I aspired to honors, money, marriage, and You laughed at me. I those ambitions I suffered the bitterest difficulties; that was by Your mercy–so much the greater in that You gave me the less occasion to find sweet pleasure in what was not You. (VI. vi.)
I was full of my punishment, but I shed no tears of penitence. (VII. xx.)
God was systematically showing him what sin really looks like.
You took me up from behind my own back where I had placed myself because I did not wish to observe myself, and You set me before my face so that I should see how vile I was, how twisted and filthy, covered in sores and ulcers. And I looked and was appalled, but there was no way of escaping myself. If I and You once again placed me in front of myself; You thrust me before my own eyes so that I should discover my iniquity and hate it. I had known it, but deceived myself, refused to admit it, and pushed it out of my mind. (VIII. vii.)
He was a slave to his sin until God delivered him in Milan. At the end of August, 386, he and a small group of friends hosted a Christian man, Ponticanus, who told Augustine and his friend Alypius about the monks in Egypt and of their founder, Saint Anthony. While Augustine listened, his heart burned with guilt and he withdrew into a garden beside the house. The following is one of the most memorable testimonies in church history.

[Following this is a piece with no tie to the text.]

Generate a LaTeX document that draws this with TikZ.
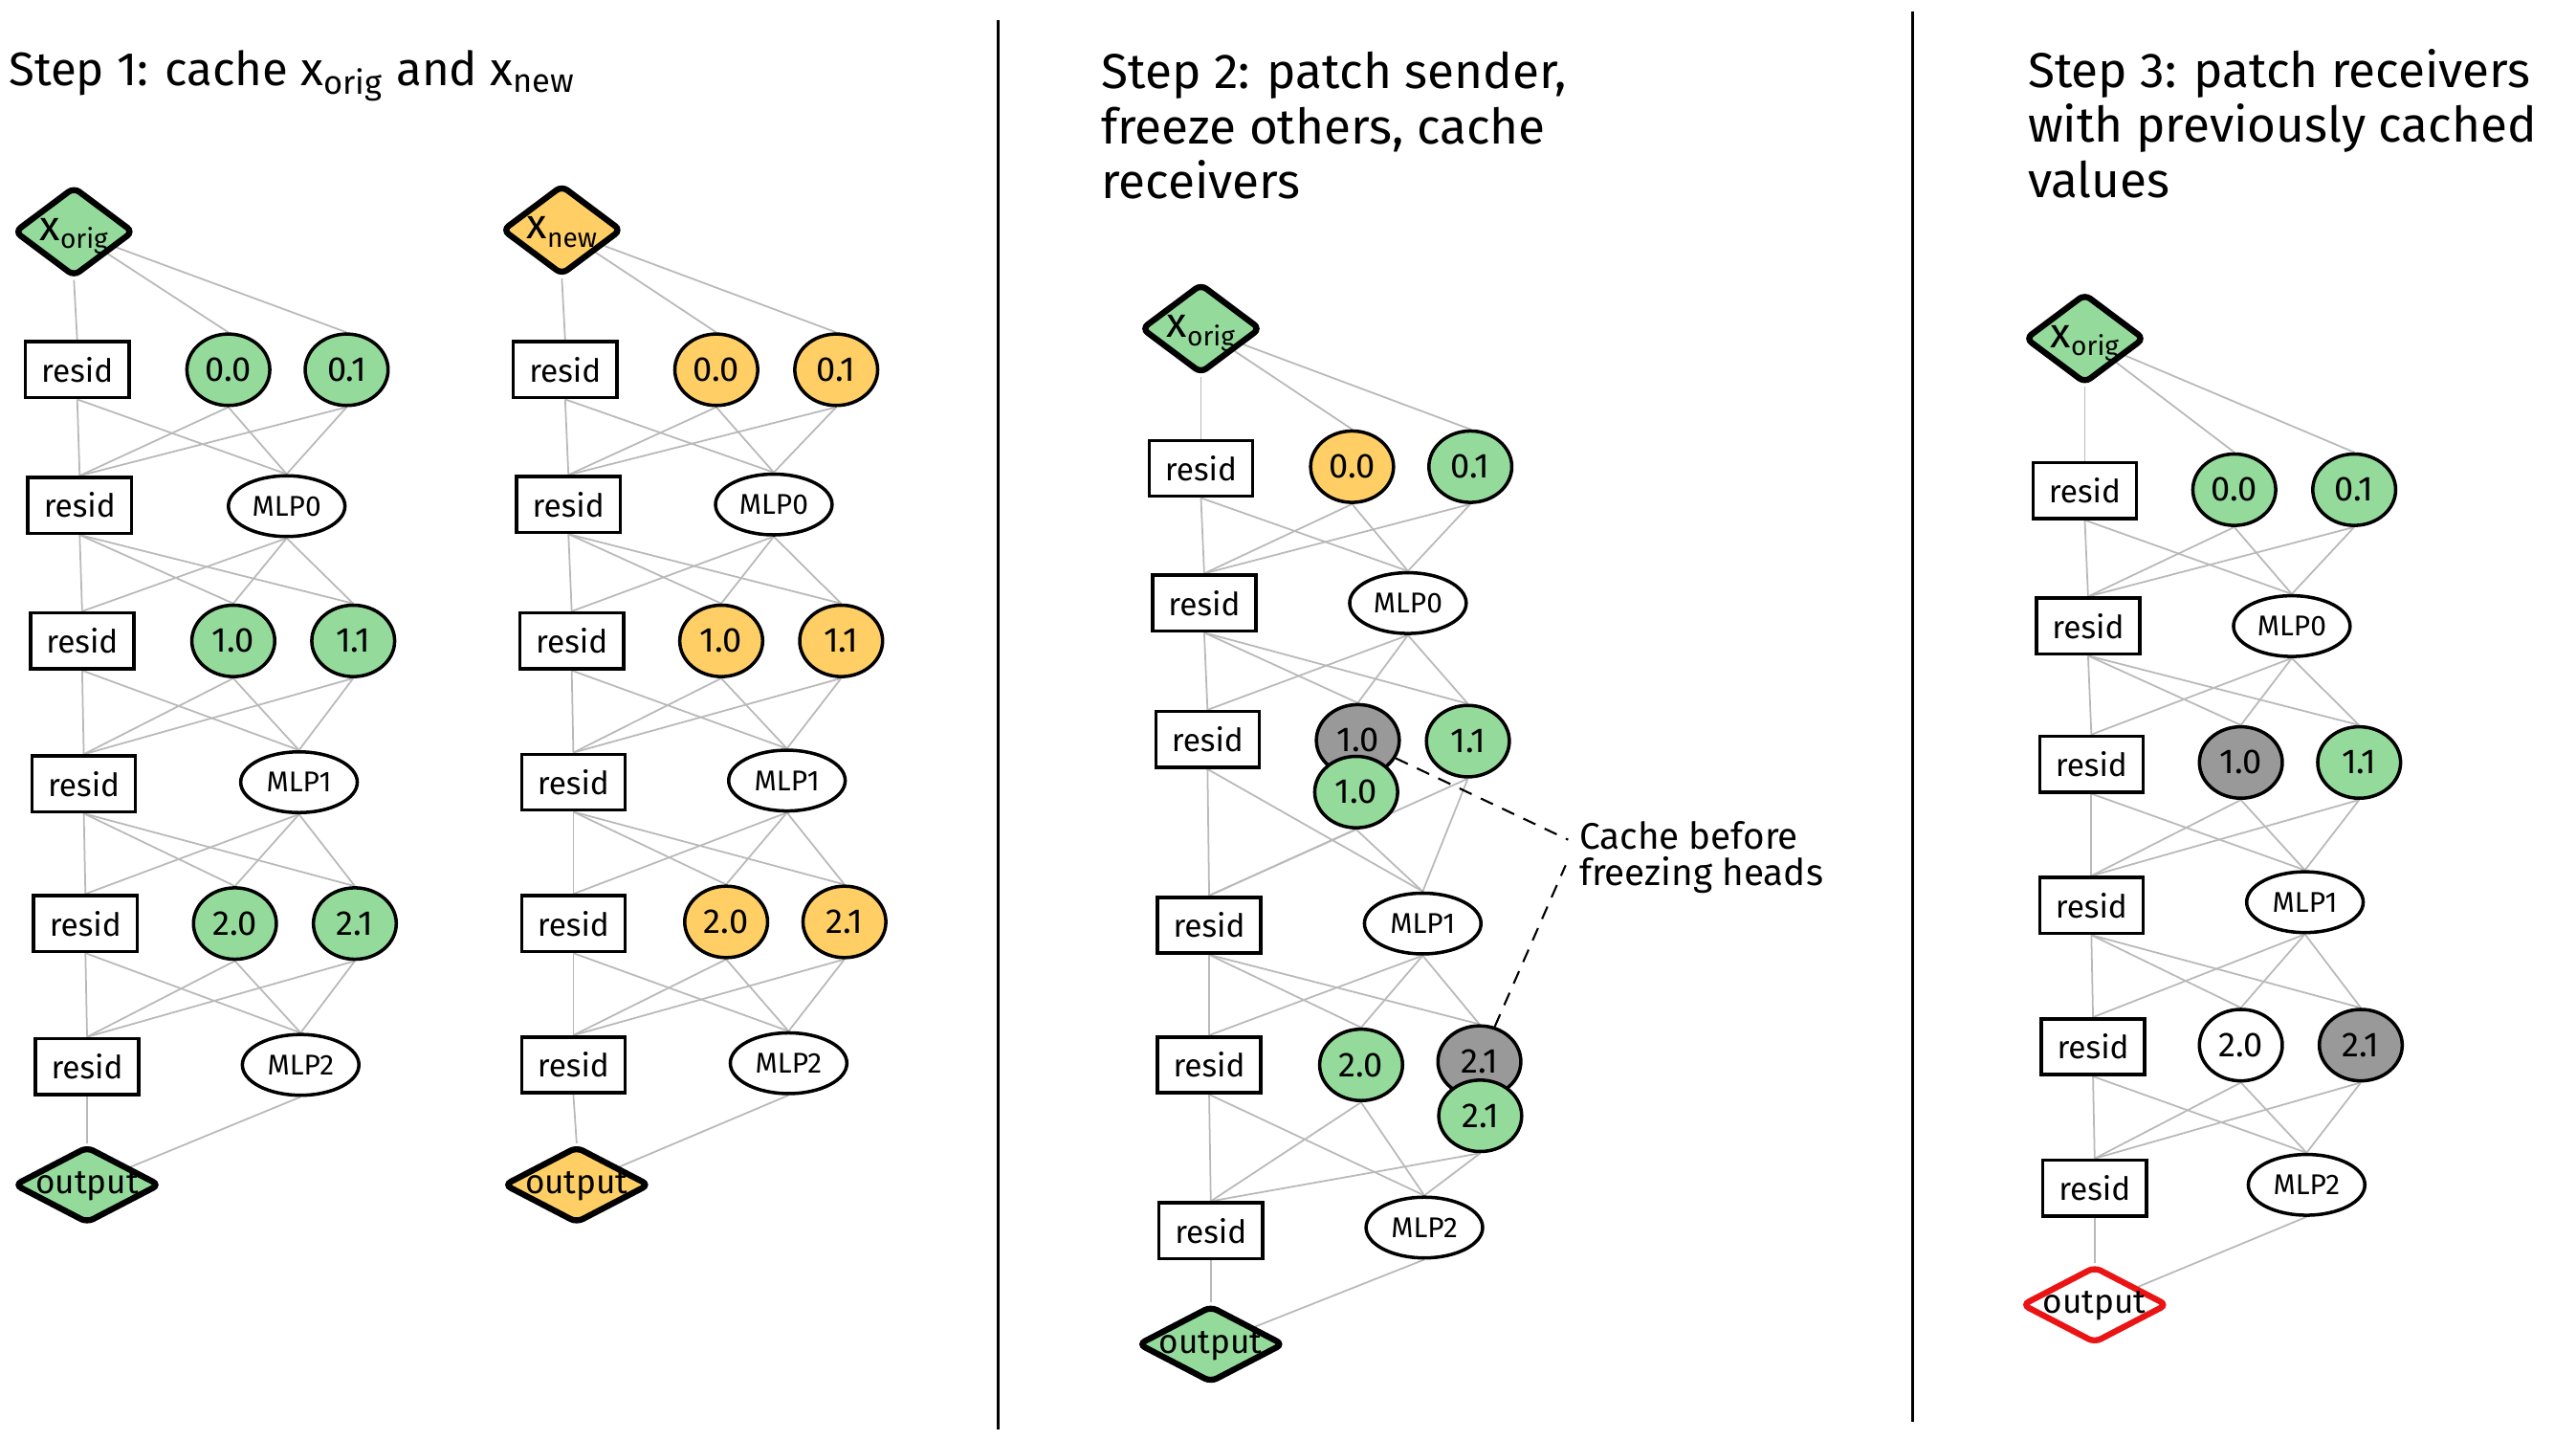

I threw myself down somehow under a certain fig tree, and let my tears flow freely. Rivers streamed from my eyes, a sacrifice acceptable to You, and (though not in these words, yet in this sense) I repeatedly said to You: ‘How long, O Lord? How long, Lord, will You be angry to the uttermost? Do not be mindful of our old iniquities.’ For I felt my past to have a grip on me. It uttered wretched cries: ‘How long, how long is it to be?’ ‘Tomorrow, tomorrow.’ ‘Why not now? Why not an end to my impure life in this very hour?’
As I was saying this and weeping in the bitter agony of my heart, suddenly I heard a voice from the nearby house chanting as if it might be a boy or a girl (I do not know which), saying and repeating over and over again, (Tolle lege, tolle lege) ‘Pick up and read, pick up and read.’ At once my countenance changed, and I began to think intently whether there might be some sort of children’s game in which such a chant is used. But I could not remember having heard of one. I checked the flood of tears and stood up. I interpreted it solely as a divine command to me to open the book and read the first chapter I might find….So I hurried back to the place where Alypius was sitting. There I had put down the book of the apostle when I got up. I seized it, opened it and in silence read the first passage on which my eyes lit: ‘Not in riots and drunken parties, not in eroticism and indecencies, not in strife and rivalry, but put on the Lord Jesus Christ and make no provision for the flesh in its lusts’ (Romans 13:13-14).
I neither wished nor needed to read further. At once, with the last words of this sentence, it was as if a light of relief from all anxiety flooded into my heart. All the shadows of doubt were dispelled. (VIII. xii.)
God can even use the “bulls’-eye” approach to Scripture reading. God granted him repentance and faith brought peace to his previously restless heart.
You called and cried out loud and shattered my deafness. You were radiant and resplendent, You put to flight my blindness. You were fragrant, and I drew in my breath and now pant after You. I tasted you, and I feel but hunger and thirst for You. You touched me, and I am set on fire to attain the peace which is Yours. (X. xxvi.)